Because economic downturn seems inevitable right now, you may want to invest in ETFs or mutual funds. These are designed to go up when the market goes down. The risk is that they go down when the market goes up, so, they are a good way to offset losses elsewhere in your portfolio, but for long term needs, they are not the best. If you aren't careful you could hurt yourself more than help yourself with investments. You can't time the market, and should not try, but if you want to reduce your risk of loss, having some as a part of your portfolio can mean on average you are doing well.
The kind of stocks you invest in during a tough economic time will affect your risk level. For example, start ups are usually not going to make it if the economy goes bad, but some stocks will weather the storm. You may want to consider investing in defensive stocks. These are larger companies better suited to withstand a prolonger bear market, which is what you get when the economy goes bad. So, when investing during a poor economy, or to avoid risk in a poor economy, look for companies with strong balance sheets, a long history of business, and more financial stability. While your returns will inevitably not be as high, you can minimize the impact of a declining market if you're concentrated on larger and more stable companies. So, it is give and take.
If you are worried about inflation, which often creates recessions and economic downturns, you can concentrate on investing in things called "hard assets" like real estate or jewels or precious metals. These are more value oriented, and withstand inflation better because they are physical assets. Of course, if you want to protect yourself against inflation, then invest in stocks. This won't protect you against recession, but stocks can adjust prices to the rate of inflation.
One thing people need to be careful about during tough economic times, is that they do not confuse an overall decline as a market value risk opportunity. Market value risk refers to what happens when the market turns against or ignores your investment, providing you with an opportunity to load up on good stock while the market is ignoring them. The problem is, if the whole market is flat lining, it may not be the right time to stock up, it might be a sign that the economy is struggling. So, be careful to distinguish what is something being forgotten and will be hot again soon, and what is being ignored simply because the economy is going south. To protect yourself better, invest in many sectors of the market, that way you will better be able to participate in any growth that does occur.

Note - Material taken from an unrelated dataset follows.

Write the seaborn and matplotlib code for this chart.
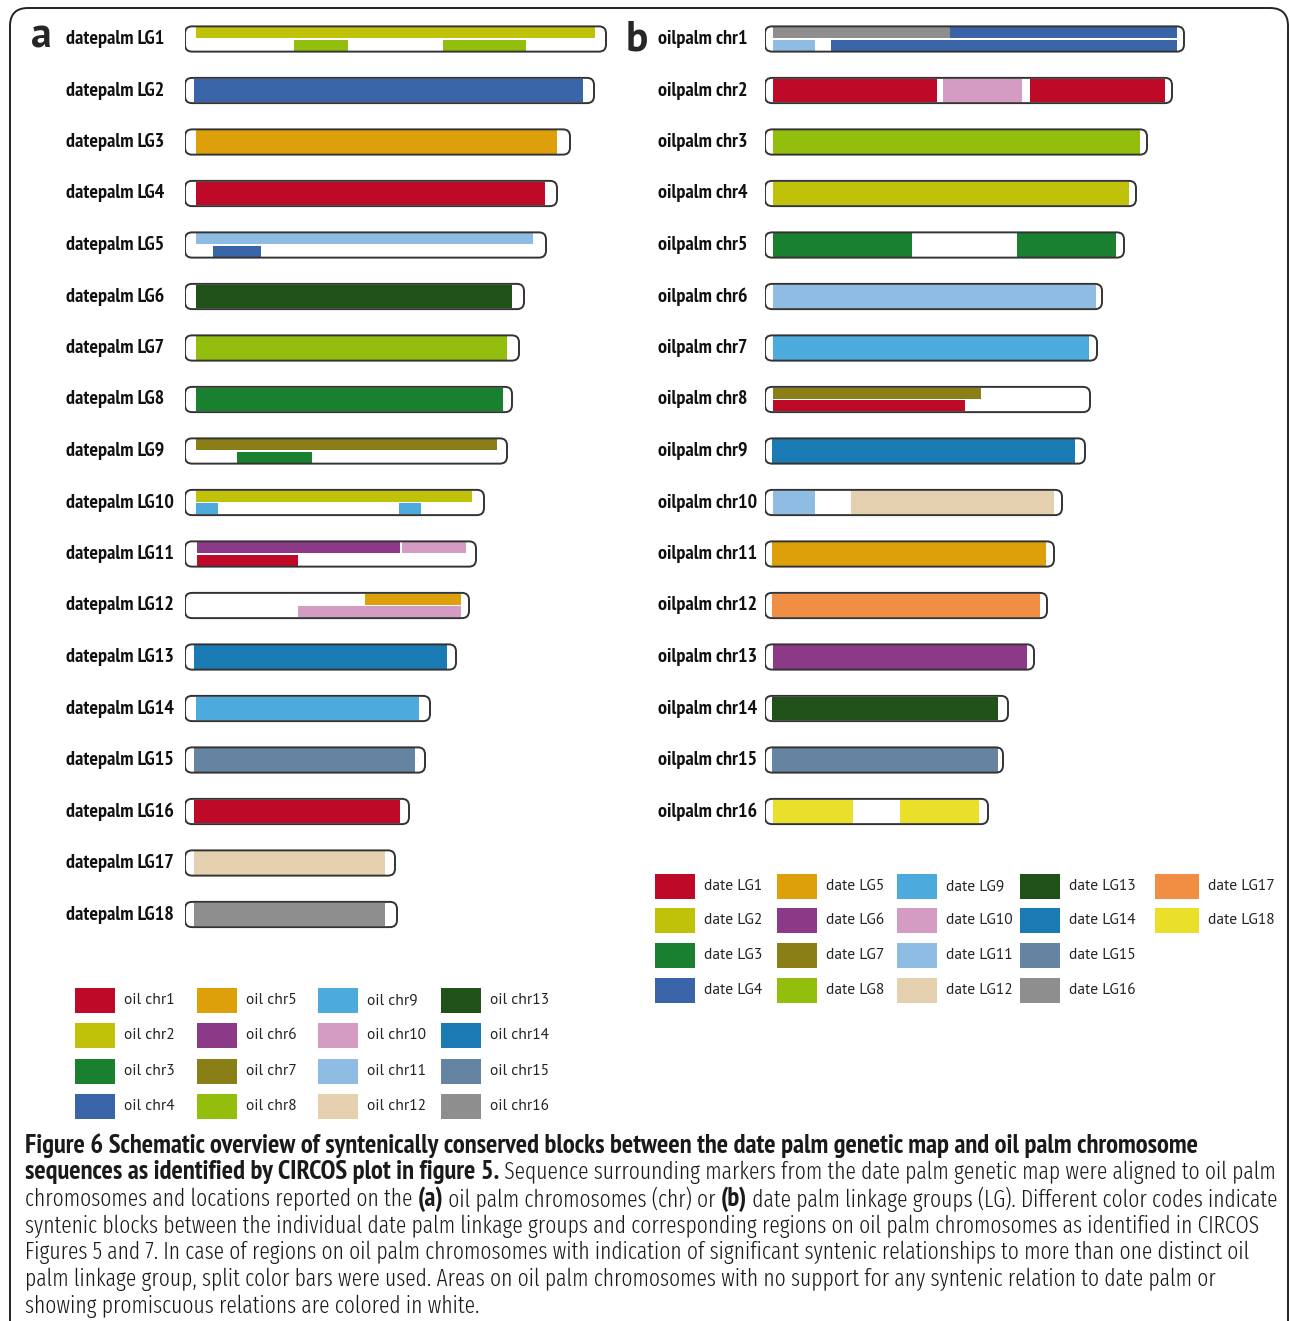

When economic times get tough, people tend to save rather than invest, and this leads to declines in the stock market, so instead of panicking and selling, try to wait and ride it out. At some point, the recession will stop, and hopefully the economy bounces back. If you have time, investment risks are far less during tough economic times. If you do not have time, then invest in things like mutual funds which provide less return, but are subject to less risk as well.